SOURCE DATA -
--
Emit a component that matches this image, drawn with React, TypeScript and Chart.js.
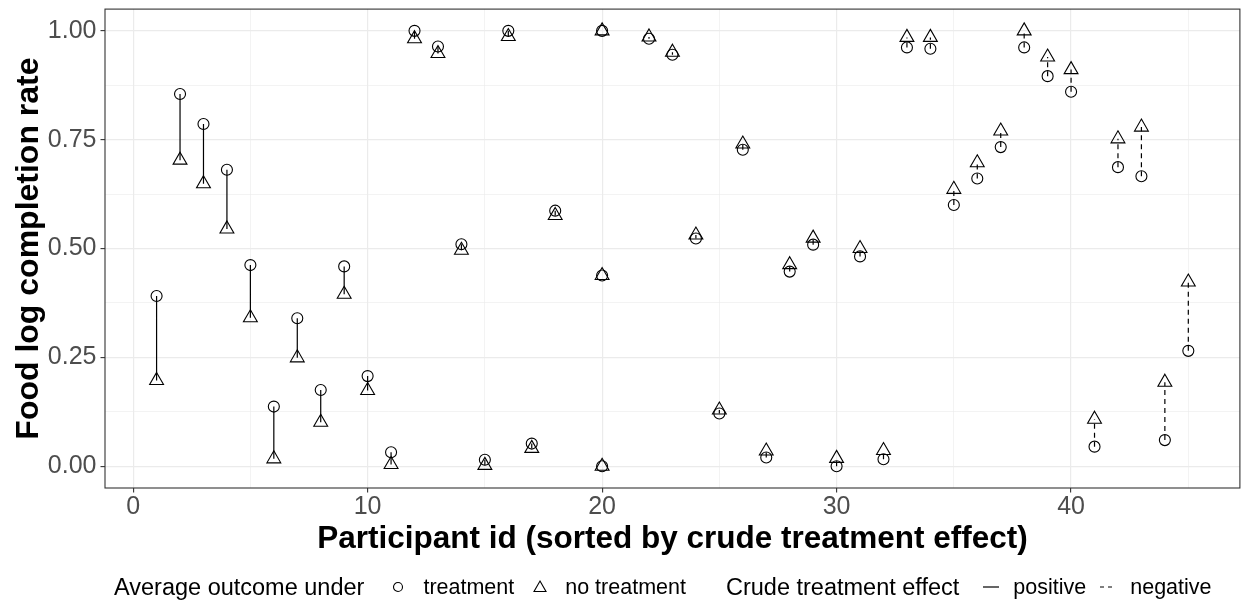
import React, { useEffect, useRef } from "react";
import { Chart, registerables } from "chart.js";

Chart.register(...registerables);

// Participant id (rank by crude treatment effect; three tied at 20)
const participantIds: number[] = [
  1, 2, 3, 4, 5, 6, 7, 8, 9, 10, 11, 12, 13, 14, 15, 16, 17, 18, 20, 20, 20,
  22, 23, 24, 25, 26, 27, 28, 29, 30, 31, 32, 33, 34, 35, 36, 37, 38, 39, 40,
  41, 42, 43, 44, 45,
];

// Average outcome under treatment (circles)
const treatmentRate: number[] = [
  0.391, 0.855, 0.786, 0.681, 0.462, 0.137, 0.34, 0.175, 0.459, 0.207, 0.032,
  1.0, 0.964, 0.51, 0.015, 1.0, 0.052, 0.587, 1.0, 0.438, 0.0,
  0.982, 0.945, 0.523, 0.121, 0.727, 0.02, 0.447, 0.509, 0.0, 0.482, 0.016,
  0.962, 0.959, 0.6, 0.661, 0.733, 0.962, 0.896, 0.86, 0.045, 0.687, 0.666,
  0.06, 0.265,
];

// Average outcome under no treatment (triangles)
const noTreatmentRate: number[] = [
  0.197, 0.703, 0.649, 0.545, 0.341, 0.017, 0.249, 0.101, 0.395, 0.174, 0.004,
  0.982, 0.948, 0.496, 0.002, 0.987, 0.041, 0.576, 1.0, 0.438, 0.0,
  0.986, 0.951, 0.531, 0.129, 0.74, 0.035, 0.463, 0.524, 0.018, 0.5, 0.036,
  0.985, 0.985, 0.636, 0.697, 0.77, 1.0, 0.94, 0.911, 0.108, 0.752, 0.779,
  0.193, 0.423,
];

const xTickLabels: number[] = [0, 10, 20, 30, 40];
const yTickLabels: number[] = [0, 0.25, 0.5, 0.75, 1.0];

const FONT = "'Liberation Sans', Arial, Helvetica, sans-serif";

const near = (a: number, b: number) => Math.abs(a - b) < 1e-6;

export default function App() {
  const ref = useRef<HTMLCanvasElement>(null);

  useEffect(() => {
    const positive: any[] = [];
    const negative: any[] = [];
    participantIds.forEach((id, i) => {
      const c = treatmentRate[i];
      const t = noTreatmentRate[i];
      const target = c >= t ? positive : negative;
      target.push({ x: id, y: c }, { x: id, y: t }, { x: id, y: null });
    });

    const borderPlugin = {
      id: "panelBorder",
      afterDraw(chart: any) {
        const { ctx, chartArea } = chart;
        ctx.save();
        ctx.strokeStyle = "#333333";
        ctx.lineWidth = 1.1;
        ctx.strokeRect(
          chartArea.left,
          chartArea.top,
          chartArea.right - chartArea.left,
          chartArea.bottom - chartArea.top
        );
        ctx.restore();
      },
    };

    const chart = new Chart(ref.current as HTMLCanvasElement, {
      type: "scatter",
      data: {
        datasets: [
          {
            label: "treatment",
            data: participantIds.map((x, i) => ({ x, y: treatmentRate[i] })),
            pointStyle: "circle",
            pointRadius: 5.5,
            pointBorderWidth: 1.1,
            pointBorderColor: "#000000",
            pointBackgroundColor: "rgba(0,0,0,0)",
            order: 1,
          },
          {
            label: "no treatment",
            data: participantIds.map((x, i) => ({ x, y: noTreatmentRate[i] })),
            pointStyle: "triangle",
            pointRadius: 8,
            pointBorderWidth: 1.1,
            pointBorderColor: "#000000",
            pointBackgroundColor: "rgba(0,0,0,0)",
            order: 2,
          },
          {
            label: "positive",
            data: positive,
            showLine: true,
            spanGaps: false,
            borderColor: "#000000",
            borderWidth: 1.2,
            pointRadius: 0,
            order: 3,
          },
          {
            label: "negative",
            data: negative,
            showLine: true,
            spanGaps: false,
            borderColor: "#000000",
            borderWidth: 1.2,
            borderDash: [5, 4],
            pointRadius: 0,
            order: 4,
          },
        ] as any,
      },
      options: {
        responsive: false,
        animation: false,
        devicePixelRatio: 1,
        layout: { padding: { left: 0, top: 9, right: 4, bottom: 49 } },
        plugins: {
          legend: { display: false },
          tooltip: { enabled: false },
        },
        scales: {
          x: {
            type: "linear",
            min: -1.2,
            max: 47.2,
            afterFit: (s: any) => {
              s.height = 72;
              s.paddingLeft = 0;
              s.paddingRight = 0;
            },
            ticks: {
              stepSize: 5,
              includeBounds: false,
              autoSkip: false,
              maxRotation: 0,
              padding: 0,
              color: "#4D4D4D",
              font: { family: FONT, size: 25 },
              callback: (v: any) =>
                xTickLabels.some((t) => near(t, Number(v))) ? String(v) : "",
            },
            grid: {
              color: "#EBEBEB",
              lineWidth: (c: any) =>
                c.tick && Math.abs(c.tick.value % 10) < 1e-6 ? 1.2 : 0.6,
              tickColor: (c: any) =>
                c.tick && Math.abs(c.tick.value % 10) < 1e-6
                  ? "#333333"
                  : "rgba(0,0,0,0)",
              tickLength: 4.5,
              tickWidth: 1.1,
              drawTicks: true,
            },
            border: { display: false },
            title: {
              display: true,
              text: "Participant id (sorted by crude treatment effect)",
              color: "#000000",
              font: { family: FONT, size: 31.5, weight: "bold" },
              padding: { top: 0, bottom: 2 },
            },
          },
          y: {
            type: "linear",
            min: -0.05,
            max: 1.05,
            afterFit: (s: any) => {
              s.width = 105;
              s.paddingTop = 0;
              s.paddingBottom = 0;
            },
            ticks: {
              stepSize: 0.125,
              includeBounds: false,
              autoSkip: false,
              padding: 4,
              color: "#4D4D4D",
              font: { family: FONT, size: 25 },
              callback: (v: any) => {
                const n = Number(v);
                return yTickLabels.some((t) => near(t, n)) ? n.toFixed(2) : "";
              },
            },
            grid: {
              color: "#EBEBEB",
              lineWidth: (c: any) =>
                c.tick && yTickLabels.some((t) => near(t, c.tick.value))
                  ? 1.2
                  : 0.6,
              tickColor: (c: any) =>
                c.tick && yTickLabels.some((t) => near(t, c.tick.value))
                  ? "#333333"
                  : "rgba(0,0,0,0)",
              tickLength: 4.5,
              tickWidth: 1.1,
              drawTicks: true,
            },
            border: { display: false },
            title: {
              display: true,
              text: "Food log completion rate",
              color: "#000000",
              font: { family: FONT, size: 32, weight: "bold" },
              padding: { top: 10, bottom: 0 },
            },
          },
        },
      } as any,
      plugins: [borderPlugin],
    });

    return () => chart.destroy();
  }, []);

  const titleStyle: React.CSSProperties = {
    fontSize: 23.5,
    color: "#000000",
    whiteSpace: "nowrap",
  };
  const labelStyle: React.CSSProperties = {
    fontSize: 21.5,
    color: "#000000",
    whiteSpace: "nowrap",
  };
  const keyStyle: React.CSSProperties = {
    width: 24,
    height: 26,
    display: "flex",
    alignItems: "center",
    justifyContent: "center",
  };

  return (
    <div
      style={{
        position: "absolute",
        left: 0,
        top: 0,
        width: 1249,
        height: 609,
        background: "#ffffff",
        fontFamily: FONT,
      }}
    >
      <canvas
        ref={ref}
        width={1249}
        height={609}
        style={{ display: "block", width: 1249, height: 609 }}
      />
      <div
        style={{
          position: "absolute",
          left: 114,
          top: 570,
          height: 34,
          display: "flex",
          alignItems: "center",
        }}
      >
        <span style={{ ...titleStyle, marginRight: 22 }}>Average outcome under</span>
        <span style={keyStyle}>
          <svg width="14" height="14">
            <circle cx="7" cy="7" r="4.5" fill="none" stroke="#000" strokeWidth="1.1" />
          </svg>
        </span>
        <span style={{ ...labelStyle, marginLeft: 13, marginRight: 14 }}>treatment</span>
        <span style={keyStyle}>
          <svg width="16" height="16">
            <polygon points="8,2 14,12.5 2,12.5" fill="none" stroke="#000" strokeWidth="1.1" />
          </svg>
        </span>
        <span style={{ ...labelStyle, marginLeft: 13, marginRight: 40 }}>no treatment</span>
        <span style={{ ...titleStyle, marginRight: 20 }}>Crude treatment effect</span>
        <span style={keyStyle}>
          <svg width="22" height="10">
            <line x1="3" y1="5" x2="19" y2="5" stroke="#000" strokeWidth="1.2" />
          </svg>
        </span>
        <span style={{ ...labelStyle, marginLeft: 10, marginRight: 10 }}>positive</span>
        <span style={keyStyle}>
          <svg width="22" height="10">
            <line x1="3" y1="5" x2="19" y2="5" stroke="#000" strokeWidth="1.2" strokeDasharray="4,4" />
          </svg>
        </span>
        <span style={{ ...labelStyle, marginLeft: 10 }}>negative</span>
      </div>
    </div>
  );
}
--
DIRECTIONS FOR THIS TASK - Your task is to gather every line with the word "React" and copy it.

TASK ANSWER -
Emit a component that matches this image, drawn with React, TypeScript and Chart.js.
import React, { useEffect, useRef } from "react";
  const titleStyle: React.CSSProperties = {
  const labelStyle: React.CSSProperties = {
  const keyStyle: React.CSSProperties = {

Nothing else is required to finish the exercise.